== Given instruction ==
Below is a listing; write it out exactly and drop any images from it.

== Information shown ==
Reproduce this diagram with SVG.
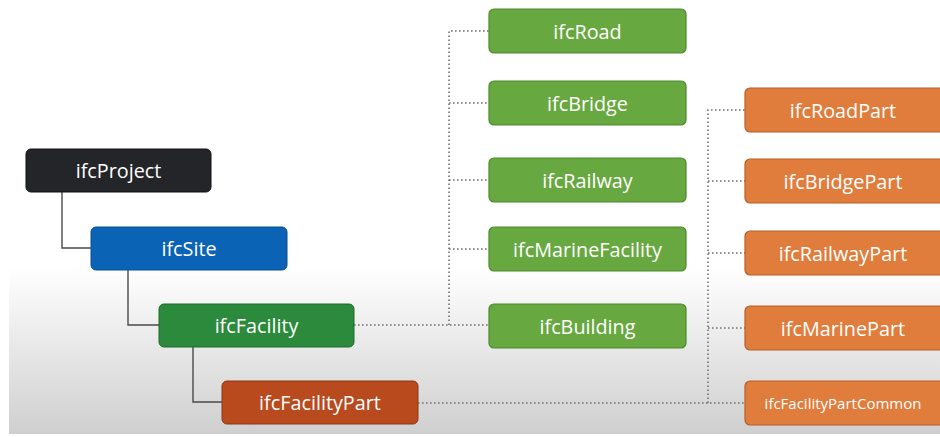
<svg xmlns="http://www.w3.org/2000/svg" width="940" height="437" viewBox="0 0 940 437">
<defs>
<linearGradient id="bg" x1="0" y1="0" x2="0" y2="1">
<stop offset="0" stop-color="#ffffff"/>
<stop offset="1" stop-color="#cfcfcf"/>
</linearGradient>
<style>
.n text{font-family:"Open Sans","DejaVu Sans",sans-serif;font-size:19.8px;fill:#ffffff;text-anchor:middle;dominant-baseline:central}
.g rect{fill:#68a840;stroke:#4c8a2c;stroke-width:1.2}
.o rect{fill:#e07d3c;stroke:#b85e26;stroke-width:1.2}
.solid{fill:none;stroke:#4a4a4a;stroke-width:1.4}
.dot{fill:none;stroke:#707070;stroke-width:1.6;stroke-dasharray:1.6 2.4}
</style>
</defs>
<rect width="940" height="437" fill="#ffffff"/>
<rect x="9" y="268" width="931" height="166" fill="url(#bg)"/>
<g id="connectors">
<path class="solid" d="M62 192 V248 H91"/>
<path class="solid" d="M128 270 V325 H159"/>
<path class="solid" d="M193 347 V402 H222"/>
<path class="dot" d="M354 325 H489"/>
<path class="dot" d="M449 325 V31 H489"/>
<path class="dot" d="M449 103 H489"/>
<path class="dot" d="M449 180 H489"/>
<path class="dot" d="M449 249 H489"/>
<path class="dot" d="M418 403 H745"/>
<path class="dot" d="M708 403 V110 H745"/>
<path class="dot" d="M708 181 H745"/>
<path class="dot" d="M708 253 H745"/>
<path class="dot" d="M708 328 H745"/>
</g>
<g id="ifcProject" class="n"><rect x="26" y="149" width="185" height="43" rx="5" fill="#232528" stroke="#111"/><text x="118.5" y="170.5">ifcProject</text></g>
<g id="ifcSite" class="n"><rect x="91" y="227" width="196" height="43" rx="5" fill="#0a63b5" stroke="#08508f"/><text x="189" y="248.5">ifcSite</text></g>
<g id="ifcFacility" class="n"><rect x="159" y="304" width="195" height="43" rx="5" fill="#2b8a3c" stroke="#1f6a2c"/><text x="256.5" y="325.5">ifcFacility</text></g>
<g id="ifcFacilityPart" class="n"><rect x="222" y="381" width="196" height="43" rx="5" fill="#b84a1e" stroke="#8e3614"/><text x="320" y="402.5">ifcFacilityPart</text></g>
<g id="ifcRoad" class="n g"><rect x="489" y="9" width="197" height="44" rx="5"/><text x="587.5" y="31">ifcRoad</text></g>
<g id="ifcBridge" class="n g"><rect x="489" y="81" width="197" height="44" rx="5"/><text x="587.5" y="103">ifcBridge</text></g>
<g id="ifcRailway" class="n g"><rect x="489" y="158" width="197" height="44" rx="5"/><text x="587.5" y="180">ifcRailway</text></g>
<g id="ifcMarineFacility" class="n g"><rect x="489" y="227" width="197" height="44" rx="5"/><text x="587.5" y="249">ifcMarineFacility</text></g>
<g id="ifcBuilding" class="n g"><rect x="489" y="304" width="197" height="44" rx="5"/><text x="587.5" y="326">ifcBuilding</text></g>
<g id="ifcRoadPart" class="n o"><rect x="745" y="88" width="200" height="44" rx="5"/><text x="843" y="110">ifcRoadPart</text></g>
<g id="ifcBridgePart" class="n o"><rect x="745" y="159" width="200" height="44" rx="5"/><text x="843" y="181">ifcBridgePart</text></g>
<g id="ifcRailwayPart" class="n o"><rect x="745" y="231" width="200" height="44" rx="5"/><text x="843" y="253">ifcRailwayPart</text></g>
<g id="ifcMarinePart" class="n o"><rect x="745" y="306" width="200" height="44" rx="5"/><text x="843" y="328">ifcMarinePart</text></g>
<g id="ifcFacilityPartCommon" class="n o"><rect x="745" y="381" width="200" height="44" rx="5"/><text x="843" y="403" style="font-size:15px">ifcFacilityPartCommon</text></g>
</svg>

== Solution to the problem ==
Reproduce this diagram with SVG.
<svg xmlns="http://www.w3.org/2000/svg" width="940" height="437" viewBox="0 0 940 437">
<defs>
<linearGradient id="bg" x1="0" y1="0" x2="0" y2="1">
<stop offset="0" stop-color="#ffffff"/>
<stop offset="1" stop-color="#cfcfcf"/>
</linearGradient>
<style>
.n text{font-family:"Open Sans","DejaVu Sans",sans-serif;font-size:19.8px;fill:#ffffff;text-anchor:middle;dominant-baseline:central}
.g rect{fill:#68a840;stroke:#4c8a2c;stroke-width:1.2}
.o rect{fill:#e07d3c;stroke:#b85e26;stroke-width:1.2}
.solid{fill:none;stroke:#4a4a4a;stroke-width:1.4}
.dot{fill:none;stroke:#707070;stroke-width:1.6;stroke-dasharray:1.6 2.4}
</style>
</defs>
<rect width="940" height="437" fill="#ffffff"/>
<rect x="9" y="268" width="931" height="166" fill="url(#bg)"/>
<g id="connectors">
<path class="solid" d="M62 192 V248 H91"/>
<path class="solid" d="M128 270 V325 H159"/>
<path class="solid" d="M193 347 V402 H222"/>
<path class="dot" d="M354 325 H489"/>
<path class="dot" d="M449 325 V31 H489"/>
<path class="dot" d="M449 103 H489"/>
<path class="dot" d="M449 180 H489"/>
<path class="dot" d="M449 249 H489"/>
<path class="dot" d="M418 403 H745"/>
<path class="dot" d="M708 403 V110 H745"/>
<path class="dot" d="M708 181 H745"/>
<path class="dot" d="M708 253 H745"/>
<path class="dot" d="M708 328 H745"/>
</g>
<g id="ifcProject" class="n"><rect x="26" y="149" width="185" height="43" rx="5" fill="#232528" stroke="#111"/><text x="118.5" y="170.5">ifcProject</text></g>
<g id="ifcSite" class="n"><rect x="91" y="227" width="196" height="43" rx="5" fill="#0a63b5" stroke="#08508f"/><text x="189" y="248.5">ifcSite</text></g>
<g id="ifcFacility" class="n"><rect x="159" y="304" width="195" height="43" rx="5" fill="#2b8a3c" stroke="#1f6a2c"/><text x="256.5" y="325.5">ifcFacility</text></g>
<g id="ifcFacilityPart" class="n"><rect x="222" y="381" width="196" height="43" rx="5" fill="#b84a1e" stroke="#8e3614"/><text x="320" y="402.5">ifcFacilityPart</text></g>
<g id="ifcRoad" class="n g"><rect x="489" y="9" width="197" height="44" rx="5"/><text x="587.5" y="31">ifcRoad</text></g>
<g id="ifcBridge" class="n g"><rect x="489" y="81" width="197" height="44" rx="5"/><text x="587.5" y="103">ifcBridge</text></g>
<g id="ifcRailway" class="n g"><rect x="489" y="158" width="197" height="44" rx="5"/><text x="587.5" y="180">ifcRailway</text></g>
<g id="ifcMarineFacility" class="n g"><rect x="489" y="227" width="197" height="44" rx="5"/><text x="587.5" y="249">ifcMarineFacility</text></g>
<g id="ifcBuilding" class="n g"><rect x="489" y="304" width="197" height="44" rx="5"/><text x="587.5" y="326">ifcBuilding</text></g>
<g id="ifcRoadPart" class="n o"><rect x="745" y="88" width="200" height="44" rx="5"/><text x="843" y="110">ifcRoadPart</text></g>
<g id="ifcBridgePart" class="n o"><rect x="745" y="159" width="200" height="44" rx="5"/><text x="843" y="181">ifcBridgePart</text></g>
<g id="ifcRailwayPart" class="n o"><rect x="745" y="231" width="200" height="44" rx="5"/><text x="843" y="253">ifcRailwayPart</text></g>
<g id="ifcMarinePart" class="n o"><rect x="745" y="306" width="200" height="44" rx="5"/><text x="843" y="328">ifcMarinePart</text></g>
<g id="ifcFacilityPartCommon" class="n o"><rect x="745" y="381" width="200" height="44" rx="5"/><text x="843" y="403" style="font-size:15px">ifcFacilityPartCommon</text></g>
</svg>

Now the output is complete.